Involving a cross- section of employees from diverse areas across the refinery as soon as the program is started is the best way to spread and promote short- and long-term commitment throughout the organization. So a committee must be formally designated composed of representatives from major refinery activities that use energy, people with knowledge of processes and energy usage, that must bring institutional knowledge and operational experience. A coordinator must be appointed to head the committee and it is recommended that this person holds a managerial position, in order to express that high profile and empower the committee with actual decision capability. The committee should also include a workers' union and safety representative and someone responsible for administrative and marketing tasks. It ought also to be a temporary task, at least for some of the representatives. This shift enforces participation of more staff personnel and spreads the culture.
This committee has an important leadership role in initial tasks as planning, collecting and evaluating opportunities and eventually delegating tasks, establishing deadlines, providing training, guidance and assistance. Another critical job that begins with designation is communicating the importance of energy efficiency to staff.
Even with top management commitment, the energy efficiency committee receives an assignment that occupies the void on organizational chart. It is the space between the boxes, a kind of twilight zone. Although the results of this activity can be profitable with reasonable return rates, the absolute amount of money it provides in general tends to be of a magnitude much smaller than any other core business action produces. And effectively there is a good chance that the money it renders is not actually seen, since it is mostly cost reduction, no influx of currency, so it is not that easy to connect energy efficiency with money for the staff. Another misfit is that any organizational cell has a job description, accountabilities and incentives normally linked to some company priority. Committee participants should be attached to some cell and have their primary obligations and they participate in the group as a kind of part-time job. If this dedication to energy efficiency is not considered within their conventional tasks and accounted for in their regular evaluation there is a good chance that they tend to face the committee as a secondary and low priority activity.

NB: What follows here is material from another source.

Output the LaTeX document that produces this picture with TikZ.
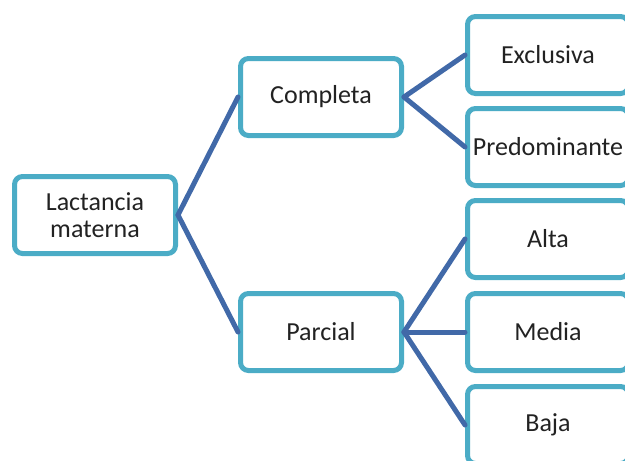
\documentclass[tikz,border=0pt]{standalone}
\usepackage{fontspec}
\setmainfont{Carlito}
\definecolor{boxline}{HTML}{4BACC6}
\definecolor{connline}{HTML}{4169A8}
\definecolor{txt}{HTML}{222222}
\begin{document}
\begin{tikzpicture}[x=1pt,y=-1pt,
  box/.style={draw=boxline, line width=5pt, rounded corners=8pt, fill=white,
    minimum width=161pt, minimum height=77pt, inner sep=2pt, align=center,
    text=txt, font=\fontsize{26}{27}\selectfont},
  conn/.style={draw=connline, line width=5pt, line cap=round}]
\useasboundingbox (0,0) rectangle (625,461);
\clip (0,0) rectangle (625,461);
\node[box] (lm) at (95,215) {Lactancia\\materna};
\node[box] (co) at (321,97) {Completa};
\node[box] (pa) at (321,332) {Parcial};
\node[box] (ex) at (548,55) {Exclusiva};
\node[box] (pr) at (548,147) {Predominante};
\node[box] (al) at (548,239) {Alta};
\node[box] (me) at (548,332) {Media};
\node[box] (ba) at (548,425) {Baja};
\draw[conn] (lm.east) -- (co.west);
\draw[conn] (lm.east) -- (pa.west);
\draw[conn] (co.east) -- (ex.west);
\draw[conn] (co.east) -- (pr.west);
\draw[conn] (pa.east) -- (al.west);
\draw[conn] (pa.east) -- (me.west);
\draw[conn] (pa.east) -- (ba.west);
\end{tikzpicture}
\end{document}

But if the committee has enough support and is able to launch the energy efficiency program it is also building solid bases for its continuity. This may lead to a formal organization, like an energy management or an energy assistant position, really incorporated in the culture as a core business function. Another important legacy of a good committee work is the generation of energy experts and champions who usually are brought from the components of these committees.
Committees are good and can do a great job, especially for the first moves, raising awareness and keeping momentum. But without defined goals, leadership sponsoring and expertise, these groups tend to get a little lost after some time and lose credibility. This is a technological issue and has to be strictly attached to core business. It is essential to have a dedicated team of trained and experienced experts to make it active and reliable.